- Danga movie poster
- Directed by: Kazi Hayat
- Written by: Kazi Hayat
- Produced by: Helen Mostafiz
- Starring: Manna; Suchorita; Wasimul Bari Rajib; Anowara; Mizu Ahmed;
- Cinematography: Azmal Hoque
- Edited by: Mohammad Ali; Shahid;
- Music by: Ahmed Imtiaz Bulbul
- Production company: Moushumi Kothachitra
- Distributed by: Moushumi Kothachitra
- Release date: 1991;
- Running time: 140 min
- Country: Bangladesh
- Language: Bengali

= Danga =

Bangladeshi action drama film

Danga (দাঙ্গা) is a Bangladeshi Bengali-language action drama film written and directed by Kazi Hayat.
It stars Manna, Suchorita, Wasimul Bari Rajib, Anowara and Mizu Ahmed in lead roles.

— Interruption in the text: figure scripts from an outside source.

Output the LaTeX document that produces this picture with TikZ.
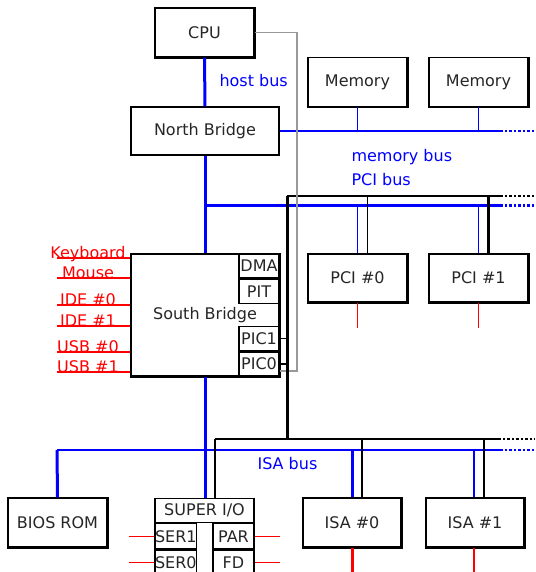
\documentclass[tikz,border=0pt]{standalone}
\usepackage{fontspec}
\setmainfont{DejaVu Sans}
\usetikzlibrary{calc}

\begin{document}
\begin{tikzpicture}[x=1pt, y=-1pt, font=\fontsize{16}{18}\selectfont,
  box/.style={draw, line width=1.2pt, fill=white, text=black!85, inner sep=0pt, minimum width=99pt, minimum height=49pt},
  subbox/.style={draw, line width=1.2pt, fill=white, text=black!85, inner sep=0pt, minimum width=40pt, minimum height=24pt},
  bus/.style={blue, line width=1.5pt},
  bigbus/.style={blue, line width=3pt},
  ctrl/.style={black, line width=1.3pt},
  bigctrl/.style={black, line width=3pt},
  ext/.style={red, line width=1.5pt},
  more/.style={dash pattern=on 2.5pt off 2pt},
  buslbl/.style={blue, anchor=west}]
\useasboundingbox (0,0) rectangle (535,572);
\def\dx{35}

% boxes
\node[box] (CPU) at (204.5,32.5) {CPU};
\node[box, minimum width=148pt, minimum height=48pt] (NB) at (205,131) {North Bridge};
\node[box] (mem0) at (357.5,82) {Memory};
\node[box] (mem1) at (478.5,82) {Memory};
\node[box, minimum height=48pt] (PCI0) at (357.5,278) {PCI \#0};
\node[box, minimum height=48pt] (PCI1) at (478.5,278) {PCI \#1};
\node[box, minimum width=148pt, minimum height=122pt] (SB) at (205,315) {South Bridge};
\node[subbox, anchor=north east] (DMA) at (SB.north east) {DMA};
\node[subbox, anchor=north] (PIT) at (DMA.south) {PIT};
\node[subbox, anchor=south east] (PIC0) at (SB.south east) {PIC0};
\node[subbox, anchor=south] (PIC1) at (PIC0.north) {PIC1};
\node[box] (BIOS) at (57.5,522.5) {BIOS ROM};
\node[box, minimum width=98pt] (ISA0) at (352,522.5) {ISA \#0};
\node[box, minimum width=98pt] (ISA1) at (475,522.5) {ISA \#1};
\node[box, anchor=north, minimum height=90pt] (SIO) at (204.5,498) {};
\node[subbox, anchor=north, minimum width=99pt] (SIOtop) at (SIO.north) {SUPER I/O};
\node[subbox, anchor=north west, minimum width=41pt, minimum height=25pt] (SER1) at (SIOtop.south west) {SER1};
\node[subbox, anchor=north, minimum width=41pt, minimum height=25pt] (SER0) at (SER1.south) {SER0};
\node[subbox, anchor=north east, minimum width=41pt, minimum height=25pt] (PAR) at (SIOtop.south east) {PAR};
\node[subbox, anchor=north, minimum width=41pt, minimum height=25pt] (FD) at (PAR.south) {FD};

\foreach \n in {CPU,mem0,mem1,PCI0,PCI1,SB,BIOS,ISA0,ISA1}
  \draw[line width=2.5pt] (\n.north east) -- (\n.south east) -- (\n.south west);

% bus ends
\coordinate (memend) at (500,131);
\coordinate (pcibl) at (205,205);
\coordinate (pciend) at (500,205);
\coordinate (pcictl) at (287,196);
\coordinate (pcictlend) at (500,196);
\coordinate (isactl) at (215,439);
\coordinate (isactlend) at (498,439);
\coordinate (isabl) at (57,450);
\coordinate (isaend) at (500,450);
\coordinate (irq) at (297,371);

% host, memory and PCI
\draw[bigbus] (CPU.south) -- (NB.north);
\draw[bigbus] (NB.south) -- (SB.north);
\draw[bus] (NB.east) -- (memend);
\draw[bus, more] (memend) -- ++(\dx,0);
\draw[bus] (mem0.south) -- (mem0.south |- memend);
\draw[bus] (mem1.south) -- (mem1.south |- memend);
\draw[bigbus] (pcibl) -- (pciend);
\draw[bigbus, more] (pciend) -- ++(\dx,0);
\draw[ctrl] (pcictl) -- (pcictlend);
\draw[ctrl, more] (pcictlend) -- ++(\dx,0);
\draw[bus] (PCI0.north) -- (PCI0.north |- pciend);
\draw[ctrl] ([xshift=10pt]PCI0.north) -- ([xshift=10pt]PCI0.north |- pcictl);
\draw[bus] (PCI1.north) -- (PCI1.north |- pciend);
\draw[bigctrl] ([xshift=10pt]PCI1.north) -- ([xshift=10pt]PCI1.north |- pcictl);
\draw[ext] (PCI0.south) -- ++(0,25);
\draw[ext] (PCI1.south) -- ++(0,25);

% interrupt line
\draw[gray!80, line width=1.5pt] (CPU.east) -| (irq) -- (irq -| PIC0.east);
\draw[bigctrl] (pcictl) -- (pcictl |- isactl);
\draw[ctrl] (PIC1.east) -- (PIC1.east -| pcictl);
\draw[ctrl] (PIC0.east) -- (PIC0.east -| pcictl);

% ISA
\draw[ctrl] (isactl) -- (isactlend);
\draw[ctrl, more] (isactlend) -- ++(\dx+2,0);
\draw[bus] (isabl) -- (isaend);
\draw[bus, more] (isaend) -- ++(\dx,0);
\draw[bigbus] (SB.south) -- (SB.south |- SIO.north);
\draw[ctrl] (isactl) -- (isactl |- SIO.north);
\draw[bigbus] (isabl) -- (BIOS.north);
\draw[bigbus] (ISA0.north) -- (ISA0.north |- isabl);
\draw[ctrl] ([xshift=10pt]ISA0.north) -- ([xshift=10pt]ISA0.north |- isactl);
\draw[bus] ([xshift=-1pt]ISA1.north) -- ([xshift=-1pt]ISA1.north |- isabl);
\draw[ctrl] ([xshift=9pt]ISA1.north) -- ([xshift=9pt]ISA1.north |- isactl);
\draw[red, line width=3pt] (ISA0.south) -- ++(0,30);
\draw[red, line width=2pt] ([xshift=-1pt]ISA1.south) -- ++(0,30);

% super i/o ports
\foreach \p in {SER1,SER0}
  \draw[ext] (\p.west) -- ++(-25,0);
\foreach \p in {PAR,FD}
  \draw[ext] (\p.east) -- ++(25,0);

% south bridge ports
\foreach \nm/\y/\txt/\w in {kbd/258/Keyboard/2.5pt, mouse/278/Mouse/1.2pt,
    ide0/305/{IDE \#0}/2.5pt, ide1/326/{IDE \#1}/1.2pt,
    usb0/352/{USB \#0}/2.5pt, usb1/372/{USB \#1}/2.5pt}{
  \node[red, anchor=base, inner sep=0pt] (\nm) at (88,\y) {\txt};
  \draw[red, line width=\w] (SB.west |- \nm.base) -- ++(-73,0);
}

% bus labels
\node[buslbl] (hostlbl) at (216,81) {host bus};
\node[buslbl] (memlbl) at (348,157) {memory bus};
\node[buslbl] (pcilbl) at (348,180) {PCI bus};
\node[buslbl] (isalbl) at (254,464) {ISA bus};
\end{tikzpicture}
\end{document}
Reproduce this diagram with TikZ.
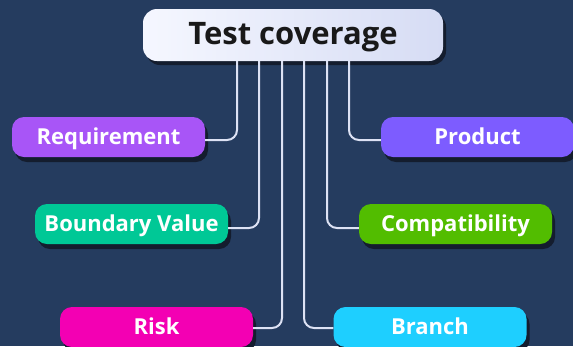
\documentclass[tikz,border=0pt]{standalone}
\usepackage{fontspec}
\setmainfont{Open Sans}
\usetikzlibrary{shadows}
\definecolor{bg}{HTML}{253C5F}
\definecolor{shd}{HTML}{141D2E}
\definecolor{wire}{HTML}{DDE2F4}
\definecolor{cReq}{HTML}{A855F7}
\definecolor{cBnd}{HTML}{00C896}
\definecolor{cRisk}{HTML}{F300B3}
\definecolor{cBr}{HTML}{1ECFFF}
\definecolor{cCmp}{HTML}{52BD00}
\definecolor{cPrd}{HTML}{7D5CFF}
\definecolor{rootL}{HTML}{F5F7FF}
\definecolor{rootR}{HTML}{D6DCF4}
\tikzset{
  x=1pt,y=-1pt,
  leaf/.style={rounded corners=12pt, minimum width=193pt, minimum height=40pt,
    inner sep=0pt, text=white, font=\bfseries\fontsize{22}{24}\selectfont,
    text height=15.7pt, text depth=0pt,
    drop shadow={shadow xshift=3pt, shadow yshift=-5pt, fill=shd, opacity=1}},
  rootbox/.style={rounded corners=14pt, minimum width=300pt, minimum height=52pt,
    inner sep=0pt, left color=rootL, right color=rootR, text=black!90,
    font=\bfseries\fontsize{31}{33}\selectfont,
    text height=22pt, text depth=4pt,
    drop shadow={shadow xshift=3pt, shadow yshift=-4pt, fill=shd, opacity=1}},
  wire/.style={draw=wire, line width=2pt, rounded corners=10pt}
}
\begin{document}
\begin{tikzpicture}
\fill[bg] (0,0) rectangle (573,346);
\useasboundingbox (0,0) rectangle (573,346);
\node[rootbox] (root) at (293,35) {Test coverage};
\node[leaf, fill=cReq] (req) at (108.5,137) {Requirement};
\node[leaf, fill=cBnd] (bnd) at (131.5,224) {Boundary Value};
\node[leaf, fill=cRisk] (risk) at (156.5,327) {Risk};
\node[leaf, fill=cBr] (br) at (430,327) {Branch};
\node[leaf, fill=cCmp] (cmp) at (455.5,224) {Compatibility};
\node[leaf, fill=cPrd] (prd) at (477.5,137) {Product};
\draw[wire] ([xshift=-56pt]root.south) |- ([yshift=-3pt]req.east);
\draw[wire] ([xshift=-34pt]root.south) |- ([yshift=-4pt]bnd.east);
\draw[wire] ([xshift=-11pt]root.south) |- ([yshift=-1pt]risk.east);
\draw[wire] ([xshift=11pt]root.south) |- ([yshift=-1pt]br.west);
\draw[wire] ([xshift=34pt]root.south) |- ([yshift=-4pt]cmp.west);
\draw[wire] ([xshift=56pt]root.south) |- ([yshift=-3pt]prd.west);
\end{tikzpicture}
\end{document}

The film was released in 1991.

Danga film won two National Film Awards. Wasimul Bari Rajib won the Best Supporting Actor Awards and popular Singer Sabina Yasmin won Best Female Singer Awards for song "Hey Matribhumi".

==Plot==
Begunbari is a small town where Abul Hossain is an influential parliament member who embezzles all the relief goods with the help of local chairman. Chhobi is a lower middle class young woman who goes to get relief goods. Chairman's evil eye fell on her and VP of local college Habib saves her. As a result, he gets murdered. OC Raju comes to the town to investigate the murder and reveals the actual culprit behind this.

==Cast==
- Manna as OC Raju
- Suchorita as Chhobi
- Wasimul Bari Rajib as Kalu Miah
- Mizu Ahmed as MP Abul Hossain
- Anowara as Amena Begum
- Dildar as SI Abdur Rahman
- Siraj Haider as Advocate 2
- Kabila as Kalu's Gung
- Kazi Maruf as Maruf
- Shapna as Shapna
- Azharul Islam Khan as Police Commissioner

== Music ==
The soundtrack of the film Danga was composed by Ahmed Imtiaz Bulbul, with lyrics by Ahmed Imtiaz Bulbul and Mohammad Rafikuzzaman. Playback singers for the songs included Andrew Kishore, Runa Laila, Baby Naznin, Rabindra Nath Roy, Shakila Zafar, and Sabina Yasmin.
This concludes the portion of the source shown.